The February 7th matchup between the New Orleans Saints and the Indianapolis Colts included three technology twists. On the surface, and to the (record-setting) 106 million television viewers, they combined to create a replay so flawless in video detail, a call was overturned – putting the Saints in the lead by two points.

But underlying that was an earlier series of decisions: A 10-camera array, transmitted in uncompressed digital, over IP.

Published reports about the setup reveal some initial internal concerns about technical overkill. But over and over throughout the game, the additional cameras, edited in uncompressed form, yielded an unprecedented level of visual precision – which resulted in overwhelmingly positive professional and public reviews. (See “CBS Sports Delivers Winning Telecast as Production Team Excels,” 2010-FEB-9roadcasting & Cable Magazine)

Behind the scenes, two other important things were going on. One was the decision to use uncompressed digital camera outputs, rather than MPEG-compressed versions. Compression is an unparalleled way to conserve bandwidth, but it works by throwing away duplicative bits, from one frame of video to the next – a technique that is inherently “lossy.”

By contrast, uncompressed video is “lossless.” Nothing is lost, no bits are thrown away. Uncompressed, “lossless” transmission of the camera outputs is what gave CBS Sports editors the raw video bit strength to broadcast hyper-accurate slow motion, for the overturn call, and multiple camera angles, to deal with the no-huddle strategies of both teams.

When you’re in video production, it’s fairly simple: You want as much detail as possible. You want lossless. You want uncompressed.

Technology twist number three is where we come in. Our partner, Level 3, stepped up with the fiber resources to enable a clean, wide, 1.5 Gbps passageway between Florida and New York – a distance of more than 1,200 route miles and placed our Digital Content Manager Gateways (DCMs) at both ends of the fiber, to encapsulate the uncompressed HD video streams into IP for transmission.

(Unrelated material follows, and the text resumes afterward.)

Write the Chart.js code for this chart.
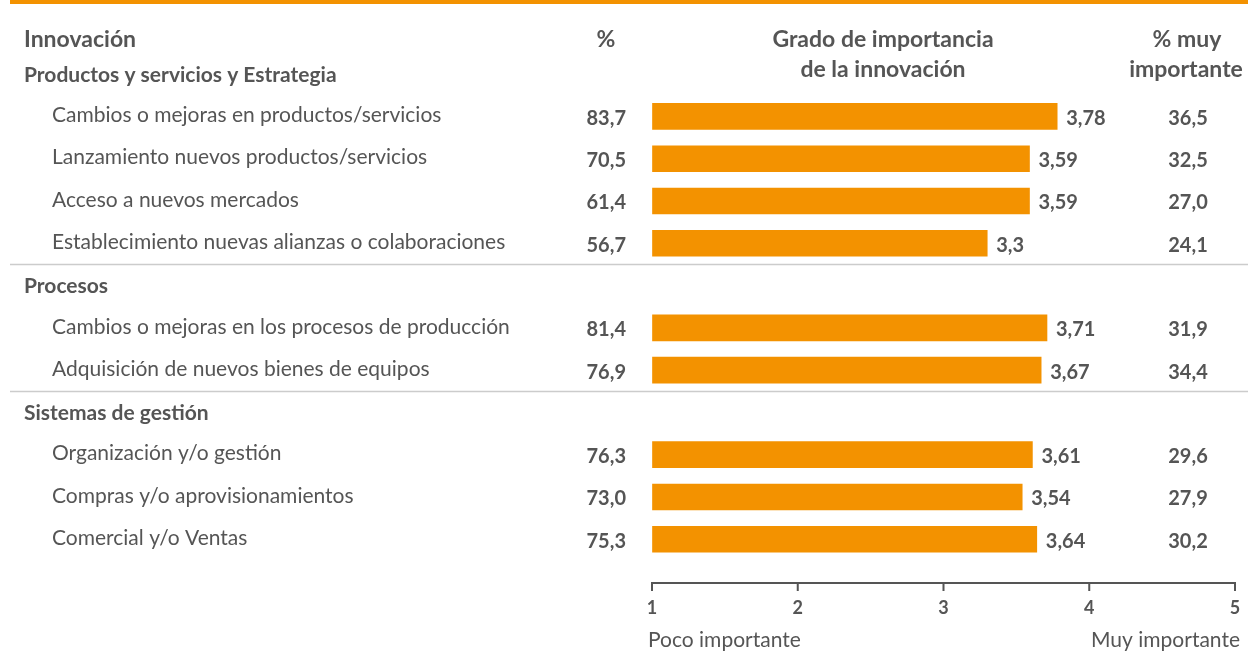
<!DOCTYPE html>
<html>
<head>
<meta charset="utf-8">
<script src="https://cdn.jsdelivr.net/npm/chart.js@4"></script>
<style>
  body { margin: 0; background: #fff; }
  canvas { display: block; }
</style>
</head>
<body>
<canvas id="chart" width="1248" height="671"></canvas>
<script>
// rows of the table (group headers have no values)
const labels = [
  "Productos y servicios y Estrategia",
  "Cambios o mejoras en productos/servicios",
  "Lanzamiento nuevos productos/servicios",
  "Acceso a nuevos mercados",
  "Establecimiento nuevas alianzas o colaboraciones",
  "Procesos",
  "Cambios o mejoras en los procesos de producción",
  "Adquisición de nuevos bienes de equipos",
  "Sistemas de gestión",
  "Organización y/o gestión",
  "Compras y/o aprovisionamientos",
  "Comercial y/o Ventas",
];
// grado de importancia (1-5)
const grado = [null, 3.78, 3.59, 3.59, 3.3, null, 3.71, 3.67, null, 3.61, 3.54, 3.64];
// % de empresas
const pct = [null, 83.7, 70.5, 61.4, 56.7, null, 81.4, 76.9, null, 76.3, 73.0, 75.3];
// % muy importante
const pctMuy = [null, 36.5, 32.5, 27.0, 24.1, null, 31.9, 34.4, null, 29.6, 27.9, 30.2];
const scaleTicks = [1, 2, 3, 4, 5];

const ORANGE = "#F39200";
const GREY = "#555555";
const FONT = "Lato";

const coma = (v) => String(v).replace(".", ",");
const coma1 = (v) => v.toFixed(1).replace(".", ",");

//draws the table text, separators and the axis line
const tablePlugin = {
  id: "table",
  afterDraw(chart) {
    const ctx = chart.ctx;
    const x = chart.scales.x;
    const y = chart.scales.y;
    const bars = chart.getDatasetMeta(0).data;
    ctx.save();

    // orange strip on top
    ctx.fillStyle = ORANGE;
    ctx.fillRect(10, 0, 1238, 4);

    // column headers
    ctx.fillStyle = GREY;
    ctx.textBaseline = "middle";
    ctx.font = "bold 23px " + FONT;
    ctx.textAlign = "left";
    ctx.fillText("Innovación", 24, 40);
    ctx.textAlign = "center";
    ctx.fillText("%", 606, 40);
    ctx.fillText("Grado de importancia", 883, 40);
    ctx.fillText("de la innovación", 883, 70);
    ctx.fillText("% muy", 1187, 40);
    ctx.fillText("importante", 1186, 70);

    // rows
    labels.forEach((lab, i) => {
      const py = y.getPixelForValue(i);
      ctx.fillStyle = GREY;
      if (grado[i] === null) {
        ctx.font = "bold 21px " + FONT;
        ctx.textAlign = "left";
        ctx.fillText(lab, 24, py + 1);
        if (i > 0) {
          // separator above group
          const sy = Math.round((py + y.getPixelForValue(i - 1)) / 2) + 0.5;
          ctx.strokeStyle = "#cccccc";
          ctx.lineWidth = 1.5;
          ctx.beginPath();
          ctx.moveTo(10, sy);
          ctx.lineTo(1248, sy);
          ctx.stroke();
        }
        return;
      }
      ctx.font = "21px " + FONT;
      ctx.textAlign = "left";
      ctx.fillText(lab, 52, py - 1);
      ctx.font = "bold 20px " + FONT;
      ctx.textAlign = "right";
      ctx.fillText(coma1(pct[i]), 626, py + 2);
      ctx.textAlign = "left";
      ctx.fillText(coma(grado[i]), bars[i].x + 9, py + 2);
      ctx.textAlign = "center";
      ctx.fillText(coma1(pctMuy[i]), 1188, py + 2);
    });

    // axis line with ticks
    const ay = 583;
    ctx.strokeStyle = GREY;
    ctx.lineWidth = 2;
    ctx.beginPath();
    ctx.moveTo(x.getPixelForValue(1), ay);
    ctx.lineTo(x.getPixelForValue(5), ay);
    x.ticks.forEach((t) => {
      const tx = x.getPixelForValue(t.value);
      ctx.moveTo(tx, ay - 1);
      ctx.lineTo(tx, ay + 8);
    });
    ctx.stroke();

    ctx.fillStyle = GREY;
    ctx.font = "21px " + FONT;
    ctx.textAlign = "left";
    ctx.fillText("Poco importante", 648, 640);
    ctx.textAlign = "right";
    ctx.fillText("Muy importante", 1240, 640);
    ctx.restore();
  },
};

new Chart(document.getElementById("chart"), {
  type: "bar",
  data: {
    labels: labels,
    datasets: [
      {
        data: grado,
        base: 1,
        backgroundColor: ORANGE,
        barThickness: 26,
      },
    ],
  },
  options: {
    indexAxis: "y",
    responsive: false,
    animation: false,
    layout: { padding: { left: 652, right: 13, top: 53, bottom: 52 } },
    plugins: {
      legend: { display: false },
      tooltip: { enabled: false },
    },
    scales: {
      y: { display: false, offset: true },
      x: {
        min: 1,
        max: 5,
        afterBuildTicks: (axis) => {
          axis.ticks = scaleTicks.map((v) => ({ value: v }));
        },
        // invisible tick marks only push the labels down
        grid: {
          display: true,
          drawOnChartArea: false,
          drawTicks: true,
          tickLength: 37,
          tickColor: "rgba(0,0,0,0)",
        },
        border: { display: false },
        ticks: {
          padding: 0,
          color: GREY,
          font: { family: FONT, size: 18, weight: "bold" },
        },
      },
    },
  },
  plugins: [tablePlugin],
});
</script>
</body>
</html>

For us, this was all another exciting validation of our video strategy around medianets – which isn’t always easy to explain. Here’s one way to look at it: If medianets are about an all IP network optimized for rich media, then, chalk one up for medianets.

In the language of broadcast-quality video, “contribution-grade” is at the top of the food chain. The uncompressed video that was sent from Miami to New York with the DCM Gateway was inherently contribution-grade. And, it moved over a media optimized IP infrastructure.

This was a medianet in action, and that truly is exciting for me, and for all of us at Cisco.

Again. We were a participant in a much larger thing. We participated as a partner and equipment vendor to Level 3, who contributed the glass and the 1.5 Gbps connectivity. CBS Sports is who made it compelling and unprecedented and fantastic – for 106 million loyal football fans.